Monday, February 27, 2017

Voices Lost Amidst the Chaos

I read a post from someone this morning that said The Greatest Oscar Flub In History was actually a favor to the Moonlight creators, because they will always be remembered. I call bullshit on this reasoning, and here is why. By the time any artist of any kind makes it to the Oscars, there are years, and most of the time there are decades, of work that went into getting your creativity and talents and blood, sweat, and tears onto this world stage of achievement. If you are The Winner in your category, you have been deemed the best of the very best --- that’s why the award categories are Best Actress, Best Picture, Best Sound Design. And speaking of Best Sound Design…was there anyone watching who wasn’t moved by Kevin O’Connell’s paying homage to his late mother, Skippy O’Connell, who gave him his first job in sound 39 years ago, and told him the only repayment she desired was for him to someday win an Oscar and then thank him from the stage in front of the world?

"Mom, I know you're looking down on me tonight," O'Connell said. "So thank you."

What if this 20 times nominated man hadn’t gotten the moment he earned to finally thank Mom? It would have been a travesty. It would have robbed him of making good on what was a truly heartfelt promise. It would have robbed us all by not allowing us to witness a genuine moment that is at the heart of every artist who toils and leaves their guts on the page, on the screen, in the details, because they can’t not do so. It would have robbed all of the souls behind the artists who toil, because they need to hear how much it means to have people in your life who believe in you, support you, pick you up and tell you what you are creating matters.

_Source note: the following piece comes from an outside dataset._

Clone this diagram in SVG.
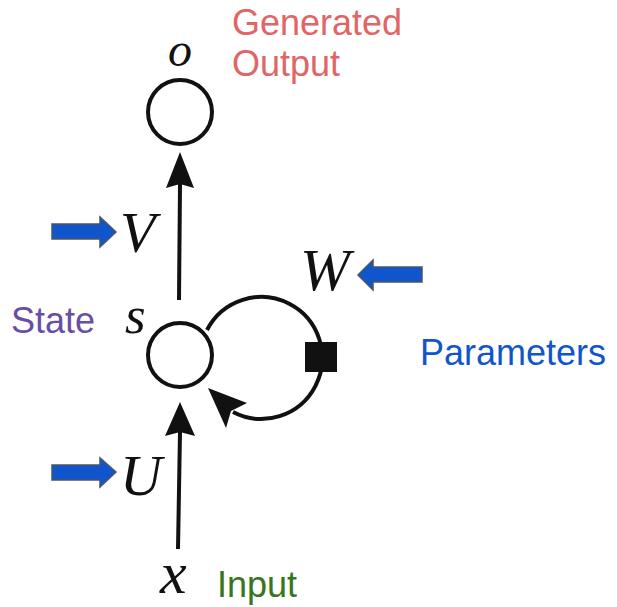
<svg xmlns="http://www.w3.org/2000/svg" width="617" height="607" viewBox="0 0 617 607">
  <style>
    .node { fill: none; stroke: #111; stroke-width: 4; }
    .edge { fill: none; stroke: #111; stroke-width: 4; }
    .head { fill: #111; stroke: none; }
    .blue { fill: #1155cc; stroke: #4a5568; stroke-width: 1.5; }
    .sym { font-family: "Liberation Serif", "DejaVu Serif", serif; font-style: italic; fill: #111; }
    .lbl { font-family: "Liberation Sans", Arial, sans-serif; font-size: 36px; }
  </style>
  <rect width="617" height="607" fill="#ffffff"/>

  <g id="connectors">
    <path class="edge" d="M179,300 L180,184"/>
    <polygon class="head" points="180,152 166,188 180,184 194,188"/>
    <path class="edge" d="M178,549 L180,432"/>
    <polygon class="head" points="180,402 165,436 180,432 195,436"/>
    <path class="edge" d="M207,330 A61,61 0 1 1 233,412"/>
    <polygon class="head" points="208,388 247,403 231,411 226,428"/>
  </g>

  <g id="node-o">
    <circle class="node" cx="180" cy="112" r="32"/>
    <text class="sym" x="168" y="66" font-size="48">o</text>
  </g>
  <g id="node-s">
    <circle class="node" cx="180" cy="355" r="32"/>
    <text class="sym" x="125" y="333" font-size="53">s</text>
  </g>
  <g id="node-w">
    <rect x="305" y="342" width="32" height="30" fill="#111"/>
  </g>
  <g id="node-x">
    <text class="sym" x="160" y="593" font-size="60">x</text>
  </g>

  <g id="param-V">
    <polygon class="blue" points="52,224 100,224 100,217 116,232 100,247 100,239 52,239"/>
    <text class="sym" x="120" y="252" font-size="58">V</text>
  </g>
  <g id="param-W">
    <polygon class="blue" points="422,267 373,267 373,260 358,275 373,290 373,282 422,282"/>
    <text class="sym" x="300" y="290" font-size="60">W</text>
  </g>
  <g id="param-U">
    <polygon class="blue" points="52,465 100,465 100,458 116,472 100,487 100,480 52,480"/>
    <text class="sym" x="120" y="495" font-size="58">U</text>
  </g>

  <g id="labels">
    <text class="lbl" x="232" y="35" fill="#e06666" font-size="36.8">Generated</text>
    <text class="lbl" x="232" y="76" fill="#e06666" font-size="36.8">Output</text>
    <text class="lbl" x="11" y="333" fill="#674ea7" font-size="37">State</text>
    <text class="lbl" x="420" y="365" fill="#1155cc" font-size="37.4">Parameters</text>
    <text class="lbl" x="217" y="597" fill="#38761d">Input</text>
  </g>
</svg>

All of this happened last night when Barry Jenkins, Adele Romanski, Dede Gardner, and Jeremy Kleiner, along with all of the artists who gave everything they had to make Moonlight what it is, were robbed of their soul-nourishing moments of jubilant celebration upon hearing their names and the name of their film called for what is the biggest award of the night, saved to the final moments, so highly anticipated and debated is the win. Yes, they were gracious. Yes, they ultimately went home with the golden statue. But they were robbed of Their Moment. They were robbed of the completion of the circle that is the arrival to Mount Achievement. And we were all robbed of what they had to say, and the viewpoint that was uniquely their own, with stories of how they arrived to last night. And in some home, there was a child watching who was robbed of their moment of connecting with those stories in a way that would remain with them forever. Remember that bit where Charlize Theron shared the inspiration she took as a young girl in seeing the performance of Shirley MacLaine in the film The Apartment? I believe that PricewaterhouseCoopers owes all involved a series of paid advertisements where Barry Jenkins, Adele Romanski, Dede Gardner, and Jeremy Kleiner each gets to give the Oscar acceptance speech of their dreams, to be disseminated globally. It won’t be the same as getting back their moment. But it will give their voices a chance to be properly and respectfully heard by those who need to hear it.

And, as for Hollywood…maybe take a moment to consider the underbelly of what happened, the why and how. Faye Dunaway and Warren Beatty saw and read the card that said Emma Stone for LaLaLand. But instead of using the wisdom of their collective 110 years in show business and well over a hundred films, including multiple trips to the awards podium, they did what Hollywood, and our country, often does…stayed quiet in the face of something not quite right going on, until they were forced to speak up, and then cover the initial silence with “no harm, no foul, it all works out in the end, honest mistake” business. The fact that we can still openly support and reward those in our midst who do harm to others, and tolerate disgusting displays of humanity, as long as the perpetrator is a talented artist, athlete, business man, politician, etc, is something that deeply affects our collective moral compass and human reflex to speak up in the moment we see something isn’t right (Woody Allen, Bill Cosby, Casey Affleck, Roman Polanski, Phil Spector, etc). Dunaway and Beatty didn’t head out onstage last night to do anyone any harm. I'm certainly not saying that. But their initial silence in the face of something clearly not being at all right, is a way bigger issue than anyone seems to be noting or connecting. We all need our reflexes and moral compasses to fire and direct us in the moment, because those moments truly matter as one brick encompassing our behaviors and beliefs lays the foundation for the next, and the next after that. In the end, the Oscars showed us that we need to speak up, and we need to be heard. The benefits of both make us a better community all the way around.